Port St. Joe fifth-grader Hannah Tomlinson said the best part of the growing season at the elementary school garden is the “digging and the picking.”
Last week she and her classmates got down to the feasting.
Or as teacher Brenda Wood said, “The best lunch we have all year.”
The school’s “Seeds to Plate” program – part of a countywide effort to encourage healthier eating habits and bring some agricultural education to the schools – reached harvest time in recent weeks.
The folks at the Gulf County Extension Office, along with staff from the University of Florida, molded that harvest of spinach, greens, sweet potatoes, green beans and corn among other items into a spread that more than 80 fifth-grade students devoured post haste.
“This is good,” said Leondra Leslie through lips guarding a full mouth. “They really know how to cook.”
The feast is the payoff for the students tasked with maintaining the garden all year long.

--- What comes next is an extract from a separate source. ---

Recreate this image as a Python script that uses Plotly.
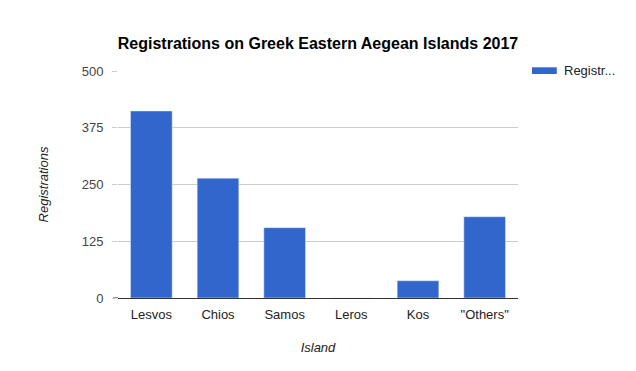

Well, tasked might be hyperbole.
“They love it,” Wood said of the garden program overseen by extension director Roy Lee Carter. “They love to go outside and work.
“You could take the worst-behaved child and put them out there in the garden and they are the best-behaved child.”
The county program is a mirror to the “Food to Plate” outreach that provides the umbrella under which Seeds to Plate operates.
Food to Plate, which comes out of collaboration between UF’s Institute of Food and Agricultural Science and the Florida Department of Agriculture, offers grant funding and education for school-based programs around the state.
They work with farmers to understand what is available locally to match that information with school-based needs, said Chrystina Walmer with UF. The goal is to expose youngsters to more fresh foods.
“School gardens are becoming popular,” Walmer said. “People see the potential.
“I am impressed with what you have here, the gardens, the knowledge, the passion. It’s an exciting time.”
Carter said his goal working with the schools – Carter spearheads programs in the Wewahitchka and Port St. Joe public schools as well as Faith Christian School – is layered.
“One is to get the kids eating healthier,” Carter said. “You name it and they have grown it and will eat it.
“But it is also to teach the kids about gardening and keeping agriculture in the schools. We want them to know where that food mom and dad buys at the grocery store comes from.”
This school year, Carter had 80 fifth-graders participating in Port St. Joe and 65 in Wewahitchka.
“At the end of the year we get to have a feast,” Carter said.
The kids chowed, wolfing down heaping piles of greens and plenty of sweet potato pie supplemented with baked chicken and cornbread.
The clean trays and smiles pretty much summed up the result.
“They like to see the fruits of their harvest,” Wood said. “They liked to be served something different.”